## Task:
Without any pictures, restate the lines from the one containing "What TikZ code" to the one containing "(108,74) -- (315,294);", word for word, ends included.

## Code that draws figures:
--- start ---

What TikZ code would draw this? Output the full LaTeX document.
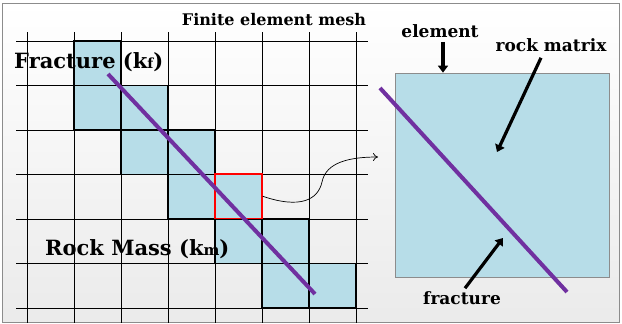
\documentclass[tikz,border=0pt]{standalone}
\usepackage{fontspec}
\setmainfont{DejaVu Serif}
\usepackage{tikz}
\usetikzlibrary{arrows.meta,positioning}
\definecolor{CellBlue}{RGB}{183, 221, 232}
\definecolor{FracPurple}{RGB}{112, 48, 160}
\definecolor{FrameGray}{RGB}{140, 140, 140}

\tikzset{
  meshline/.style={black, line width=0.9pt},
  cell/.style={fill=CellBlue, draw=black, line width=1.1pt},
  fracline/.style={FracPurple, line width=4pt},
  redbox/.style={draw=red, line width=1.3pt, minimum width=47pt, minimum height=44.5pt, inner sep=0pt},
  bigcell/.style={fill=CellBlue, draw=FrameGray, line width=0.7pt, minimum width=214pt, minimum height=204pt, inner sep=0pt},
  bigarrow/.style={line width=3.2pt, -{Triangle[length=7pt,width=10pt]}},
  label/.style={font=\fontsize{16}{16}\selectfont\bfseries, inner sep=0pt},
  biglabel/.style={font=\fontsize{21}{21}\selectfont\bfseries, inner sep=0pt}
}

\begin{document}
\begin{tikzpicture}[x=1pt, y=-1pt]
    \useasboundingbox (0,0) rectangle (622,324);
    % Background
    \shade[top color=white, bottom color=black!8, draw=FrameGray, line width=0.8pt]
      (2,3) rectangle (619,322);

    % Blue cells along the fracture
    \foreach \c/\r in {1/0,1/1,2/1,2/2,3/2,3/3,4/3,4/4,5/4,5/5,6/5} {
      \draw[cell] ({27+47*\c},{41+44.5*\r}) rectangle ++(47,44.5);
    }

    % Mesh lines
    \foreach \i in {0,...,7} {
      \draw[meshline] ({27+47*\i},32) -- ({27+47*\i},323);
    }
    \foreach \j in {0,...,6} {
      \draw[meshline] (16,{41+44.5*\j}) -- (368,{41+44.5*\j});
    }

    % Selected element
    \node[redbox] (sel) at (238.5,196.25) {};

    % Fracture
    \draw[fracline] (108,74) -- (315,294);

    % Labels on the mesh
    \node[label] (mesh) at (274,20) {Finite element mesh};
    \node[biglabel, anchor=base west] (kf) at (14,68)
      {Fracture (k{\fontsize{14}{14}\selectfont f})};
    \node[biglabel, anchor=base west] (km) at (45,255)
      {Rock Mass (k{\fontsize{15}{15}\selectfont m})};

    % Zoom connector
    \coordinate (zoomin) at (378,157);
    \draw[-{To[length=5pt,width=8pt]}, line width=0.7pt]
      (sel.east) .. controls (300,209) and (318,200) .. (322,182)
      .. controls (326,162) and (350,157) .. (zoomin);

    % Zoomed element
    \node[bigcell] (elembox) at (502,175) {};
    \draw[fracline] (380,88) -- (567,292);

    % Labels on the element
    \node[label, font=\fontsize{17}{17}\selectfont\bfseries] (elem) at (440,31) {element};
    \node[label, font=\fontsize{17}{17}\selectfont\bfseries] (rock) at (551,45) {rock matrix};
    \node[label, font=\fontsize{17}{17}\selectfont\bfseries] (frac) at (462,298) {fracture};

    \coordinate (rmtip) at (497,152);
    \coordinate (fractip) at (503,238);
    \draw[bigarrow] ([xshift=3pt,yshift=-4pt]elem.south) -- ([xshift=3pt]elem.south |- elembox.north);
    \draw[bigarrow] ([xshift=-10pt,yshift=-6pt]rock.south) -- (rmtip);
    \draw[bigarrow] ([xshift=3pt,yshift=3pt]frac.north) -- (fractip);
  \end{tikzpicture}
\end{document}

--- end ---
--- start ---

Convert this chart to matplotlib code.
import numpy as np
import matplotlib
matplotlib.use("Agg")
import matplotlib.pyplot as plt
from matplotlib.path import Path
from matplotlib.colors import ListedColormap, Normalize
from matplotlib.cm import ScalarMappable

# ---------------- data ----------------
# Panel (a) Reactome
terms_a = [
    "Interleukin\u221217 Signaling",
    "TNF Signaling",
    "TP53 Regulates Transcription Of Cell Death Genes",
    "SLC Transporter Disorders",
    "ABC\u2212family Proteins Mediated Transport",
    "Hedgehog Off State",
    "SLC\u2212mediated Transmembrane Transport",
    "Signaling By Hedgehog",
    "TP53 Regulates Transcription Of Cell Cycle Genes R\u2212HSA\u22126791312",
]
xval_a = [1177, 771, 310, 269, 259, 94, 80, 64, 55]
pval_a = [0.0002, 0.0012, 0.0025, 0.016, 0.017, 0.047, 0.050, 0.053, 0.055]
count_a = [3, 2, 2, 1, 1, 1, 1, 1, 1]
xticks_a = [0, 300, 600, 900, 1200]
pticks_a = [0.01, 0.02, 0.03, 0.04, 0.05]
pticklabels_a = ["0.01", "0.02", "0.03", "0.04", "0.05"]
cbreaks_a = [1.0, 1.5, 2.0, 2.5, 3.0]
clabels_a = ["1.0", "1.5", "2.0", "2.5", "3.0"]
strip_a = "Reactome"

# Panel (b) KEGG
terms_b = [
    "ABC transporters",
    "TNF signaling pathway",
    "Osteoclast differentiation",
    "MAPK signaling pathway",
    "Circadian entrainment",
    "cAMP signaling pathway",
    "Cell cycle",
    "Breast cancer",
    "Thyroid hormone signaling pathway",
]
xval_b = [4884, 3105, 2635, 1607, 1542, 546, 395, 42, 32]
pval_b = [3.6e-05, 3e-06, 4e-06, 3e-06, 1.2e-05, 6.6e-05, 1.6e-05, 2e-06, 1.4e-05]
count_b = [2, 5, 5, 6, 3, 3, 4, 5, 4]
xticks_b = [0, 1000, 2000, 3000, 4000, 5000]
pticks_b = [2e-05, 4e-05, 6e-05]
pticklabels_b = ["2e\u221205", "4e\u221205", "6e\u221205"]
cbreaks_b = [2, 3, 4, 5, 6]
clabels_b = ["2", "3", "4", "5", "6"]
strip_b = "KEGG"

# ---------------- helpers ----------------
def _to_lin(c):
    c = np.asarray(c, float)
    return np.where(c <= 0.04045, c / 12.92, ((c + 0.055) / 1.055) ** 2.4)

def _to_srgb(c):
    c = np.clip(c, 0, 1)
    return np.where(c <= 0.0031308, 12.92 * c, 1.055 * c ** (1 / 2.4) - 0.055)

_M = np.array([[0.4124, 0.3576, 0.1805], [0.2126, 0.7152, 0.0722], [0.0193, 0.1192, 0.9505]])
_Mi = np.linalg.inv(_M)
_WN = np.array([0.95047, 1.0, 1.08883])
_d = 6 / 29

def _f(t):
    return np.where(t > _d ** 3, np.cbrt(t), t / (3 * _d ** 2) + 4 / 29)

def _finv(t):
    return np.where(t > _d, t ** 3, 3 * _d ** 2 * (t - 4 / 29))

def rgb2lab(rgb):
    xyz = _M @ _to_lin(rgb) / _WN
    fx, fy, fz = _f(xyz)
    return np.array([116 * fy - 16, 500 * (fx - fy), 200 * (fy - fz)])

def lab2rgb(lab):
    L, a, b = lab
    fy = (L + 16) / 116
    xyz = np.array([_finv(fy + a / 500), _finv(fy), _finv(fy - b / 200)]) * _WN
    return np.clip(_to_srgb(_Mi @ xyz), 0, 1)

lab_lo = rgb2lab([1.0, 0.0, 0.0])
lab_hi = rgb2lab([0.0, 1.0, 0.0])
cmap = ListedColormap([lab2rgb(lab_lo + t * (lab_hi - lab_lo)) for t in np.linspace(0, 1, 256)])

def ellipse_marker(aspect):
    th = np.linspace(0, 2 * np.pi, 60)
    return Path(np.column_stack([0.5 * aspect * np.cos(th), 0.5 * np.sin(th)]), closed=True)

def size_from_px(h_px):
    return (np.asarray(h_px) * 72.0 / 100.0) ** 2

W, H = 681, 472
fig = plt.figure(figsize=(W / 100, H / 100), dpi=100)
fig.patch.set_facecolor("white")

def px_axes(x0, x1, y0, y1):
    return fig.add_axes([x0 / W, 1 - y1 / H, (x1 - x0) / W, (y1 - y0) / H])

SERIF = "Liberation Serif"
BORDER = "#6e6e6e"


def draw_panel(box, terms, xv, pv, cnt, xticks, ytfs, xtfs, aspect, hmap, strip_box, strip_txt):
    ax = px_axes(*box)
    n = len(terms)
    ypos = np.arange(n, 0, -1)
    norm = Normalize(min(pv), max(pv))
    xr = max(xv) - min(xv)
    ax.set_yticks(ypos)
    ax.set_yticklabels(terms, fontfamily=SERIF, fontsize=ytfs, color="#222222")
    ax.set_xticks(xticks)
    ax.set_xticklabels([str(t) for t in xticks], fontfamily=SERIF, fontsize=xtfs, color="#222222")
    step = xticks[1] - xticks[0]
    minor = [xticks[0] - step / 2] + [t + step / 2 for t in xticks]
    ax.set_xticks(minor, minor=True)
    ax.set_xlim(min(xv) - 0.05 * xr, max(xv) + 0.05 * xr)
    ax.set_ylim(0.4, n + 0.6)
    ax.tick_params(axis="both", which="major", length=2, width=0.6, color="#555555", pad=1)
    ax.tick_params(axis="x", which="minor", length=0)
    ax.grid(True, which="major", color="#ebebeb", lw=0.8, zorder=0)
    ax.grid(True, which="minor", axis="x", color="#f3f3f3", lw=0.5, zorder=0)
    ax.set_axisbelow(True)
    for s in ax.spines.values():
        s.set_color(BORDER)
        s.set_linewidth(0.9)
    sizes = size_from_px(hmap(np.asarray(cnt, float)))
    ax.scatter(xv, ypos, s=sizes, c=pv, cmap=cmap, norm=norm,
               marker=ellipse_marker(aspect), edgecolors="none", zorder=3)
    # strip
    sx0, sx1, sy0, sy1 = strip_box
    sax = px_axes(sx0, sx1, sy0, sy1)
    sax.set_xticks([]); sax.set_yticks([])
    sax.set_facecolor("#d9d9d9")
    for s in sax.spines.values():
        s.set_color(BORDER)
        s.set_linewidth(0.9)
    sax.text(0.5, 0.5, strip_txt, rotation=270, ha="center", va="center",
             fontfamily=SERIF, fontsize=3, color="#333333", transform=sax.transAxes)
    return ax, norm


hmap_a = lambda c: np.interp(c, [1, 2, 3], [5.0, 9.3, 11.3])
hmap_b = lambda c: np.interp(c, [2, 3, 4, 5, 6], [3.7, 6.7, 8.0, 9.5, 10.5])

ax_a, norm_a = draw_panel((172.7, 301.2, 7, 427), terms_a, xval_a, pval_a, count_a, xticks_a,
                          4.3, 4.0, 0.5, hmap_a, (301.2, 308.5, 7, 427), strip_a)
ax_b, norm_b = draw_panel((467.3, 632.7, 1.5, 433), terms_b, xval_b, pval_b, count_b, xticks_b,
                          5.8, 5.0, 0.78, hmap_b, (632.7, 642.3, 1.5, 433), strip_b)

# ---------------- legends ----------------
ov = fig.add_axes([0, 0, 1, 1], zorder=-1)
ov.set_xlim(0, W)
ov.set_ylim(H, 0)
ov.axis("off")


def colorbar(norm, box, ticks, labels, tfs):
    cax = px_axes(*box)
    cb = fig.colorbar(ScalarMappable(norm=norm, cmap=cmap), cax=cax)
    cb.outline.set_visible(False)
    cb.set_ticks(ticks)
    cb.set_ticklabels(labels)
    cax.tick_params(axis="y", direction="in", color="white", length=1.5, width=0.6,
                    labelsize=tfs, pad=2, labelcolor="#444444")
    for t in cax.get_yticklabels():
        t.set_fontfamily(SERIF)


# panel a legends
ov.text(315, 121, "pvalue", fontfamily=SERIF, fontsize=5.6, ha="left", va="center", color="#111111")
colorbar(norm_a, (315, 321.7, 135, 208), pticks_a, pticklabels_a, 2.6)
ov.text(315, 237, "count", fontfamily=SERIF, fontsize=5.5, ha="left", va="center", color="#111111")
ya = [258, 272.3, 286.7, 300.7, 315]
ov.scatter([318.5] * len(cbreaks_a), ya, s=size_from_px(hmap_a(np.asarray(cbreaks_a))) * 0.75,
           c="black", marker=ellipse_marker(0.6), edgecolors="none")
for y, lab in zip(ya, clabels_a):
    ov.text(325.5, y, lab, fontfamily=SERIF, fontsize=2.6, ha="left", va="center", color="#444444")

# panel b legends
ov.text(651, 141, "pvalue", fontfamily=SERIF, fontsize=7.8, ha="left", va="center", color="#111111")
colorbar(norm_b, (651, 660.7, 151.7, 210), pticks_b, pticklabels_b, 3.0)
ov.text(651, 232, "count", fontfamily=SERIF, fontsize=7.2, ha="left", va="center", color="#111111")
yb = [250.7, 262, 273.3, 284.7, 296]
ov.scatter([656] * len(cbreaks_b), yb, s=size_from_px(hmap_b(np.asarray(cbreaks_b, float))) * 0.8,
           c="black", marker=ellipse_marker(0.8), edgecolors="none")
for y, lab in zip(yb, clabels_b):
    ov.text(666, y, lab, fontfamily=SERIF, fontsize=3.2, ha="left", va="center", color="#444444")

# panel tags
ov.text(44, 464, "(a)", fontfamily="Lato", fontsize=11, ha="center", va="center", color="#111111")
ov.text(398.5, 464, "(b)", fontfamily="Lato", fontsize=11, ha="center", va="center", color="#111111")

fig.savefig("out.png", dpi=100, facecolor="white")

--- end ---

## Response to the exercise:
What TikZ code would draw this? Output the full LaTeX document.
\documentclass[tikz,border=0pt]{standalone}
\usepackage{fontspec}
\setmainfont{DejaVu Serif}
\usepackage{tikz}
\usetikzlibrary{arrows.meta,positioning}
\definecolor{CellBlue}{RGB}{183, 221, 232}
\definecolor{FracPurple}{RGB}{112, 48, 160}
\definecolor{FrameGray}{RGB}{140, 140, 140}

\tikzset{
  meshline/.style={black, line width=0.9pt},
  cell/.style={fill=CellBlue, draw=black, line width=1.1pt},
  fracline/.style={FracPurple, line width=4pt},
  redbox/.style={draw=red, line width=1.3pt, minimum width=47pt, minimum height=44.5pt, inner sep=0pt},
  bigcell/.style={fill=CellBlue, draw=FrameGray, line width=0.7pt, minimum width=214pt, minimum height=204pt, inner sep=0pt},
  bigarrow/.style={line width=3.2pt, -{Triangle[length=7pt,width=10pt]}},
  label/.style={font=\fontsize{16}{16}\selectfont\bfseries, inner sep=0pt},
  biglabel/.style={font=\fontsize{21}{21}\selectfont\bfseries, inner sep=0pt}
}

\begin{document}
\begin{tikzpicture}[x=1pt, y=-1pt]
    \useasboundingbox (0,0) rectangle (622,324);
    % Background
    \shade[top color=white, bottom color=black!8, draw=FrameGray, line width=0.8pt]
      (2,3) rectangle (619,322);

    % Blue cells along the fracture
    \foreach \c/\r in {1/0,1/1,2/1,2/2,3/2,3/3,4/3,4/4,5/4,5/5,6/5} {
      \draw[cell] ({27+47*\c},{41+44.5*\r}) rectangle ++(47,44.5);
    }

    % Mesh lines
    \foreach \i in {0,...,7} {
      \draw[meshline] ({27+47*\i},32) -- ({27+47*\i},323);
    }
    \foreach \j in {0,...,6} {
      \draw[meshline] (16,{41+44.5*\j}) -- (368,{41+44.5*\j});
    }

    % Selected element
    \node[redbox] (sel) at (238.5,196.25) {};

    % Fracture
    \draw[fracline] (108,74) -- (315,294);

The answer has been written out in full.